> [SOURCE MATERIAL]:
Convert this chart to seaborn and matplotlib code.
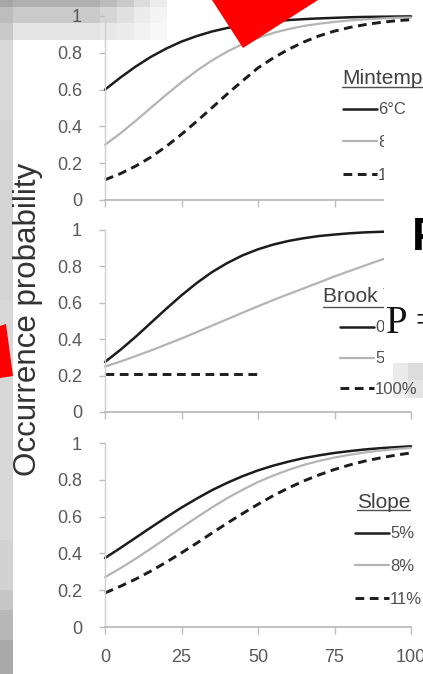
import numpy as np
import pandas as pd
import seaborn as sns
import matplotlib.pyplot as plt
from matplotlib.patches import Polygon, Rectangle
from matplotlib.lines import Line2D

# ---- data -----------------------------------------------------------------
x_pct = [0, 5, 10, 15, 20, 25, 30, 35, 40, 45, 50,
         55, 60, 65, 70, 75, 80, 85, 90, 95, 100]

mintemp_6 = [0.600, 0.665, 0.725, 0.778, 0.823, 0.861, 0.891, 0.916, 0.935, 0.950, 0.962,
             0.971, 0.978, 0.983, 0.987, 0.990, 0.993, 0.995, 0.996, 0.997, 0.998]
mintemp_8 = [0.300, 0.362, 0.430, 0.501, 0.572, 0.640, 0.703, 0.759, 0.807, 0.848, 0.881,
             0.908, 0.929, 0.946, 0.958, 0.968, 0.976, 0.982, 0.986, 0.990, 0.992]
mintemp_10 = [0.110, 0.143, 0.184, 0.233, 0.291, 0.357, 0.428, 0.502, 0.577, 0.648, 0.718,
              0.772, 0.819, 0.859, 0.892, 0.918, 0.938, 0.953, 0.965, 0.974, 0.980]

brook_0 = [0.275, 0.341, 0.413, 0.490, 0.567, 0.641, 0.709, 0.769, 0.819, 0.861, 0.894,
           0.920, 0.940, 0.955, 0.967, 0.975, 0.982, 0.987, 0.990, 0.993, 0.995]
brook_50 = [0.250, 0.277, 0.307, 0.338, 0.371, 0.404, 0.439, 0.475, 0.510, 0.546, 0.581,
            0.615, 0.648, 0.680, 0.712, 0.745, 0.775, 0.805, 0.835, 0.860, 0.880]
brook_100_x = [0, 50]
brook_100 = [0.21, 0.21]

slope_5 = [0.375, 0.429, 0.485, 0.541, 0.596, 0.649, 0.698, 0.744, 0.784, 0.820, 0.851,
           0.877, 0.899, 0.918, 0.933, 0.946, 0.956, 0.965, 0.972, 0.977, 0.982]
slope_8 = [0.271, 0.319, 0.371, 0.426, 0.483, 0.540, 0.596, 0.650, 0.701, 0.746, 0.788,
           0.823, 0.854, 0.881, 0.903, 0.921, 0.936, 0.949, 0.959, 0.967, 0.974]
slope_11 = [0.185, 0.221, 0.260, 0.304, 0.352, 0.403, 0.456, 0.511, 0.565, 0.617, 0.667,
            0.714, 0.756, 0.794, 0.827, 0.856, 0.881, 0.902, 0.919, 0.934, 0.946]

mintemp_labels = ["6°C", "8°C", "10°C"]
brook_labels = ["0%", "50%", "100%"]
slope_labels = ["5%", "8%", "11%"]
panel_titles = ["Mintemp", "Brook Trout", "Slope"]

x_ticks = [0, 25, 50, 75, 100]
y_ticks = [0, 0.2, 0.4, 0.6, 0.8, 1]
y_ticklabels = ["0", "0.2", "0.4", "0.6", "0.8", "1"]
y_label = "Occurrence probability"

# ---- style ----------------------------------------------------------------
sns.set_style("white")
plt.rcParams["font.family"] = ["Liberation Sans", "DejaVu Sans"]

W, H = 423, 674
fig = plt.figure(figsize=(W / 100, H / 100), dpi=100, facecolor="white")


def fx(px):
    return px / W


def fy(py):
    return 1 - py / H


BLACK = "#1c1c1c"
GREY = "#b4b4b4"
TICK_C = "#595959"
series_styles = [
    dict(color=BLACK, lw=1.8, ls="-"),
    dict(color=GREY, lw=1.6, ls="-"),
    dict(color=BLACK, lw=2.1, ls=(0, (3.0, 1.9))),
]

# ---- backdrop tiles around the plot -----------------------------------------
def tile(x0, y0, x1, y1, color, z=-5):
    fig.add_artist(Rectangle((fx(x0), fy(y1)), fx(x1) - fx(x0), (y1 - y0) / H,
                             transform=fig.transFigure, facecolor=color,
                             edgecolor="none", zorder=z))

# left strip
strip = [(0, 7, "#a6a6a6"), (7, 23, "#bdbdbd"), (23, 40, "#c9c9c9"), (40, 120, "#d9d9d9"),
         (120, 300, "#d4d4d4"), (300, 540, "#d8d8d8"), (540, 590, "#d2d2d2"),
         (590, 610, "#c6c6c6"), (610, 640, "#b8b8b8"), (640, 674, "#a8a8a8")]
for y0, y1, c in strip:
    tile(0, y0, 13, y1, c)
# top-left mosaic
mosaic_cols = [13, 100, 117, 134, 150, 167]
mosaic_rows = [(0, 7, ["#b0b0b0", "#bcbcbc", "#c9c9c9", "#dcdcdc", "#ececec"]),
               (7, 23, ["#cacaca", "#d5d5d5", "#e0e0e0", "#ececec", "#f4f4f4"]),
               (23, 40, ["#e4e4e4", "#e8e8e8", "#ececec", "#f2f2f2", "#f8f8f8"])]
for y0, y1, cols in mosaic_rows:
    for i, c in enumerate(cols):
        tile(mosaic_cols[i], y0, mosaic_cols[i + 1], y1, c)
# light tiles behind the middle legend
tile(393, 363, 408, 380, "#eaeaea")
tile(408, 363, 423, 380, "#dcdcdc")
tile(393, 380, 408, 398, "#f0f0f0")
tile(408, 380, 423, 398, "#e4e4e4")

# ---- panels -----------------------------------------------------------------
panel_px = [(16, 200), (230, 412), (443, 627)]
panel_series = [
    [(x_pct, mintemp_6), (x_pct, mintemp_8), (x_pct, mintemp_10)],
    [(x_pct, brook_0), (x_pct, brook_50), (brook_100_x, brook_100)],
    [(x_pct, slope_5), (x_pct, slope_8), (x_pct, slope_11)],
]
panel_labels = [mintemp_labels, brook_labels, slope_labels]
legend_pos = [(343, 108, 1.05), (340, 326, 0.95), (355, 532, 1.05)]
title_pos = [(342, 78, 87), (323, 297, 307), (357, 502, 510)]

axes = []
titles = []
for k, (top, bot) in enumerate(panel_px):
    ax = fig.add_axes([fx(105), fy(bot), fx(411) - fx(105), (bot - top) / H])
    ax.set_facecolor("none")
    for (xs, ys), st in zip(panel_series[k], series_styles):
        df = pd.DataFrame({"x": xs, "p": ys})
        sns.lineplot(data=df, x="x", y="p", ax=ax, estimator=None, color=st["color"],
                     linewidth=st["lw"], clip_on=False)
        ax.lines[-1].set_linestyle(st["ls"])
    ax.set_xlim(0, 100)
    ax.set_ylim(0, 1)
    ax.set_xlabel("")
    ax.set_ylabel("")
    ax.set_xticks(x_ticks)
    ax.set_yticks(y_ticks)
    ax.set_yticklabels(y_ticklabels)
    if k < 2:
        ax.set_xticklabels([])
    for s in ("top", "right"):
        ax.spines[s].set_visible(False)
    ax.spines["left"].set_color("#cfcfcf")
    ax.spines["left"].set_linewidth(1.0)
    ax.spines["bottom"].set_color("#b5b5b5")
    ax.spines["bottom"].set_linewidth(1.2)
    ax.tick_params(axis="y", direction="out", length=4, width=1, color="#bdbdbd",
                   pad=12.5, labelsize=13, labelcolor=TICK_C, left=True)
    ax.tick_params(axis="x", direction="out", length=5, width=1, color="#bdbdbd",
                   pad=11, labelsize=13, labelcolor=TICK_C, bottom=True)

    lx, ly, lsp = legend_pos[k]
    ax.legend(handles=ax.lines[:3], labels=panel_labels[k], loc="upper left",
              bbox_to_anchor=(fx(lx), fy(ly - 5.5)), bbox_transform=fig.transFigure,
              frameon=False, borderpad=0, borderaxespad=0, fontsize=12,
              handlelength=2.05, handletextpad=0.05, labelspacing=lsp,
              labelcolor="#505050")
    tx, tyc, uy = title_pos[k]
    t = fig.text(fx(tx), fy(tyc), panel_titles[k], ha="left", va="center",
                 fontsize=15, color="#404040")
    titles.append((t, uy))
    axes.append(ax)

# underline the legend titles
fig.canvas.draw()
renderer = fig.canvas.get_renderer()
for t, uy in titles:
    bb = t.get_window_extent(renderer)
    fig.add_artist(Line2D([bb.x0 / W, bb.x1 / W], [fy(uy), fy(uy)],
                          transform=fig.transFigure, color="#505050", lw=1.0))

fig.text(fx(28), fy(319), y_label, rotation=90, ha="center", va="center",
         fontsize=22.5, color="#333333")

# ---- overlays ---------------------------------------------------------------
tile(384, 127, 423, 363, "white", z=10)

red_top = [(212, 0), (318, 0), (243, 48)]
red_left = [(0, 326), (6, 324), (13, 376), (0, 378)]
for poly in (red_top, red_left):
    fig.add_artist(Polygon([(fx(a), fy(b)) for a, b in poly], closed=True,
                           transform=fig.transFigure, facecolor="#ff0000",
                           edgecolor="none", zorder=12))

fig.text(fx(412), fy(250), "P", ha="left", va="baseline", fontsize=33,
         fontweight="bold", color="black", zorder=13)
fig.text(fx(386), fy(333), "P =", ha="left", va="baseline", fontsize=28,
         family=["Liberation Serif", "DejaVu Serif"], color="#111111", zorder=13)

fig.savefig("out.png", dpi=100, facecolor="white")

> [WORK REQUIRED]: Restate the data word for word from its first line through the line with "55, 60, 65, 70, 75, 80, 85, 90, 95, 100]", leaving out any picture along the way.

> [COMPLETED TASK]:
Convert this chart to seaborn and matplotlib code.
import numpy as np
import pandas as pd
import seaborn as sns
import matplotlib.pyplot as plt
from matplotlib.patches import Polygon, Rectangle
from matplotlib.lines import Line2D

# ---- data -----------------------------------------------------------------
x_pct = [0, 5, 10, 15, 20, 25, 30, 35, 40, 45, 50,
         55, 60, 65, 70, 75, 80, 85, 90, 95, 100]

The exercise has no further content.